Pull out the lines running from the one with "Recreate this image" to the one with "n_index = list(range(1, 21))", inclusive, word for word. Drop any picture.

======== TASK INPUT ========

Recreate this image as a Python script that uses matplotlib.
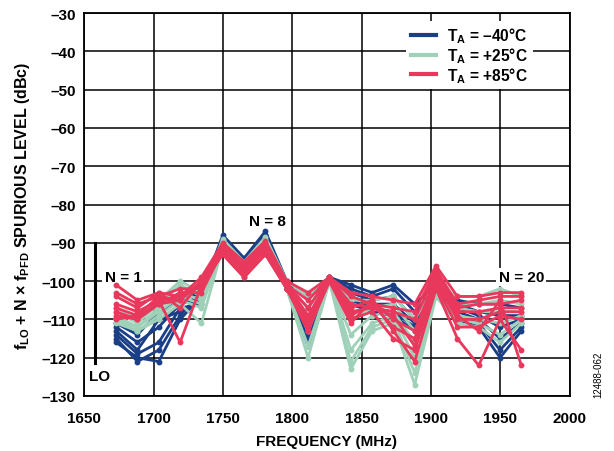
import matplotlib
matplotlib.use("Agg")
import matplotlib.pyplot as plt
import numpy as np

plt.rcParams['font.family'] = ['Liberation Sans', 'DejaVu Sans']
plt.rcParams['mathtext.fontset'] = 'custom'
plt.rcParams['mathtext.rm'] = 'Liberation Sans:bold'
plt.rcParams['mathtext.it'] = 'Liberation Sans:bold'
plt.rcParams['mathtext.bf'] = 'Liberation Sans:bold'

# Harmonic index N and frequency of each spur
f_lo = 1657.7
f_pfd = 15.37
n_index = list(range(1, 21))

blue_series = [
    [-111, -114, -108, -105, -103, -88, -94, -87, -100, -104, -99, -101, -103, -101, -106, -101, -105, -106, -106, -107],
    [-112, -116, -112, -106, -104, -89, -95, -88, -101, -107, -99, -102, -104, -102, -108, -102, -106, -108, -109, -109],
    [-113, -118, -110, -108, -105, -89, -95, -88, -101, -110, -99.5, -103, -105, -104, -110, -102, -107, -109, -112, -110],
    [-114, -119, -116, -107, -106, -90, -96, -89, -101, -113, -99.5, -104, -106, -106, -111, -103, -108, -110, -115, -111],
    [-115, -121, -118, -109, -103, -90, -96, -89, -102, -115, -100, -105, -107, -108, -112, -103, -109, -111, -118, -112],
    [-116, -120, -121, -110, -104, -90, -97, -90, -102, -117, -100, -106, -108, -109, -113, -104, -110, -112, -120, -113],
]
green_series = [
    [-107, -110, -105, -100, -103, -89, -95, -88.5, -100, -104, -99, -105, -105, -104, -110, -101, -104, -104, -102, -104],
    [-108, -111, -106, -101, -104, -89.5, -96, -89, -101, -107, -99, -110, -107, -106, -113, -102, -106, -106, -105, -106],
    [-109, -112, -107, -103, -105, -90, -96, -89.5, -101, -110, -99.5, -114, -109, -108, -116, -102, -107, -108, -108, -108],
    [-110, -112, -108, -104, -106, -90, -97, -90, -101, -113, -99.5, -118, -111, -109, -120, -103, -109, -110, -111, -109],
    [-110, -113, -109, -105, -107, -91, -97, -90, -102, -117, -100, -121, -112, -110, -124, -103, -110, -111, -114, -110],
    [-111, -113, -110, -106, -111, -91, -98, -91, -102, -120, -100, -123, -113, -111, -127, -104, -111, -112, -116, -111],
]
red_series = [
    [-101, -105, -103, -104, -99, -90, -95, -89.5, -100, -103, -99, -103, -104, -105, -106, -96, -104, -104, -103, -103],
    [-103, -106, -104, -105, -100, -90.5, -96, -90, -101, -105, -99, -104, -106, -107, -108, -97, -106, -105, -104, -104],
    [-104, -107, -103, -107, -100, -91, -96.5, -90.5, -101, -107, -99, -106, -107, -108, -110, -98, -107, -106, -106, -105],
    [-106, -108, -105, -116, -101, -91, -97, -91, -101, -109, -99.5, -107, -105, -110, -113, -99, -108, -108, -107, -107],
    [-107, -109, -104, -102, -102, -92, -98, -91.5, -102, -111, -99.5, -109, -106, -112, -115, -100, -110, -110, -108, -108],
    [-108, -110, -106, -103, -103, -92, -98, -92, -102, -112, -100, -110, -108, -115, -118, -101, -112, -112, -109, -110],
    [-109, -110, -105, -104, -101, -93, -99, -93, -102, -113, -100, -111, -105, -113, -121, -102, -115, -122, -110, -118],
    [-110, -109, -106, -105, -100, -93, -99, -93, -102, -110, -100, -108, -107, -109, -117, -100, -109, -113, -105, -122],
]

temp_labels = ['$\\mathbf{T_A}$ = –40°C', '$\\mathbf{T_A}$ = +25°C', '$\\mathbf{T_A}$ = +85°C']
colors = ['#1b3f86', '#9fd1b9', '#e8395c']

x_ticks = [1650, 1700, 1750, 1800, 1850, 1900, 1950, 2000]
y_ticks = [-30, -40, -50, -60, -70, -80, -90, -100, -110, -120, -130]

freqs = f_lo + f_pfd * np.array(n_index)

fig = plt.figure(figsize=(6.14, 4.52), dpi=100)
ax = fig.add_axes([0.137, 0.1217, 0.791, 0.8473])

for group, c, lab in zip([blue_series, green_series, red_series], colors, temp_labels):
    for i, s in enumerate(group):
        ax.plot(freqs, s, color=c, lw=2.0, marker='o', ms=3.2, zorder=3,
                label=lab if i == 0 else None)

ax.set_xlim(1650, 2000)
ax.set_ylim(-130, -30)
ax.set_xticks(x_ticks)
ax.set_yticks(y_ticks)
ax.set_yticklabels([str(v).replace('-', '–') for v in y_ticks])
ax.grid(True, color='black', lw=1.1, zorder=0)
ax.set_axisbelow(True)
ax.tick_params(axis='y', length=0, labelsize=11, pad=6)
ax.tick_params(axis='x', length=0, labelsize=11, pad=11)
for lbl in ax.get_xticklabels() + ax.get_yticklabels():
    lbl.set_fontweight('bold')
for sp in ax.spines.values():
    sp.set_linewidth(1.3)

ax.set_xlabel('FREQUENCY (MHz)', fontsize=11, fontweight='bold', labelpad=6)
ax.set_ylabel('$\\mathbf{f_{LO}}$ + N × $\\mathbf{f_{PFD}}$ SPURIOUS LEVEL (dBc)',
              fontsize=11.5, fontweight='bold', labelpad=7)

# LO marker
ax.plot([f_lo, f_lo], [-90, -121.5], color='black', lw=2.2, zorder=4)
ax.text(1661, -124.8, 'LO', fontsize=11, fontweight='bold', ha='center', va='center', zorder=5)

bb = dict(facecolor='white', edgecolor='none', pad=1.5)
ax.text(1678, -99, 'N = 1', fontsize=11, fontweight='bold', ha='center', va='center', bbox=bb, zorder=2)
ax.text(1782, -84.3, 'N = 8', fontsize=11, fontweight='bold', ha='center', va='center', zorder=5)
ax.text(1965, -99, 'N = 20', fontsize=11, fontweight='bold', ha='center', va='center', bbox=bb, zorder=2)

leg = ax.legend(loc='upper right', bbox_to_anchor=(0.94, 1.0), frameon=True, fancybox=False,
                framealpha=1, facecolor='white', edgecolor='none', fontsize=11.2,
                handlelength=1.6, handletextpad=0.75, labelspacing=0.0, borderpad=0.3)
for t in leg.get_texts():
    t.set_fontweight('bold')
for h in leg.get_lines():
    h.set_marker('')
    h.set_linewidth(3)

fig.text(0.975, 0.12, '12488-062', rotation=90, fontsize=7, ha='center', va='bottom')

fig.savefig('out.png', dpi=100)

========
======== TASK INPUT ========

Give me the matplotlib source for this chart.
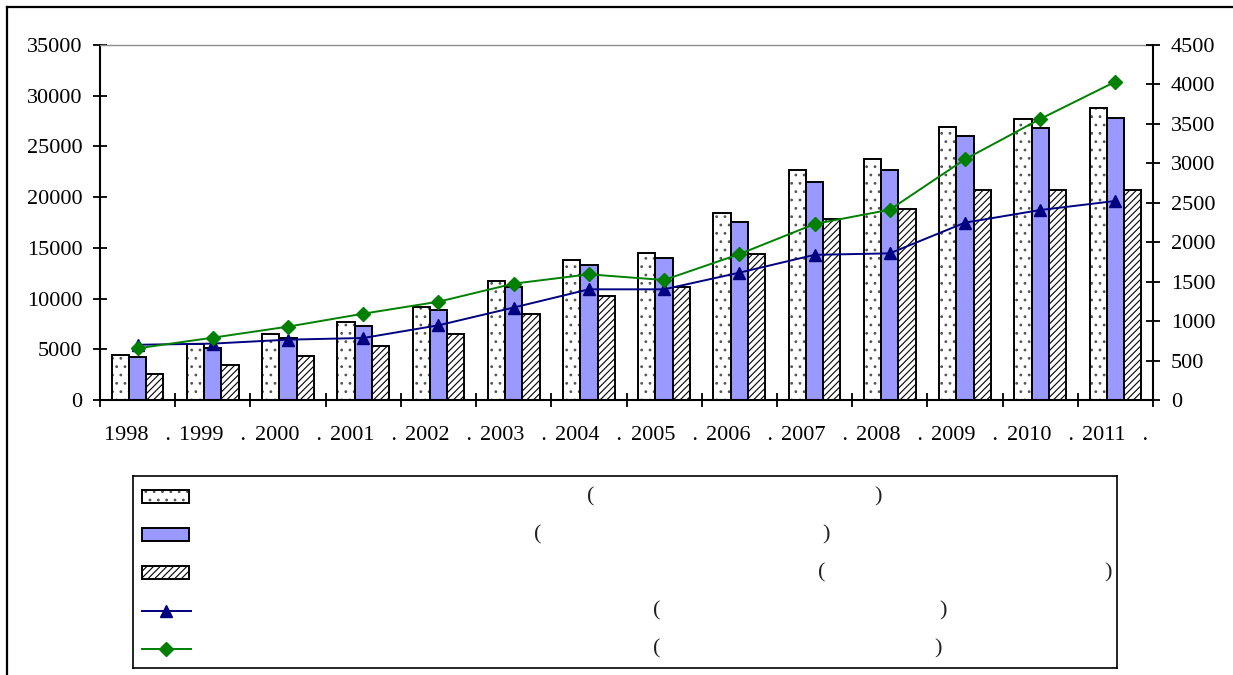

========

COMPLETED TASK:
Recreate this image as a Python script that uses matplotlib.
import matplotlib
matplotlib.use("Agg")
import matplotlib.pyplot as plt
import numpy as np

plt.rcParams['font.family'] = ['Liberation Sans', 'DejaVu Sans']
plt.rcParams['mathtext.fontset'] = 'custom'
plt.rcParams['mathtext.rm'] = 'Liberation Sans:bold'
plt.rcParams['mathtext.it'] = 'Liberation Sans:bold'
plt.rcParams['mathtext.bf'] = 'Liberation Sans:bold'

# Harmonic index N and frequency of each spur
f_lo = 1657.7
f_pfd = 15.37
n_index = list(range(1, 21))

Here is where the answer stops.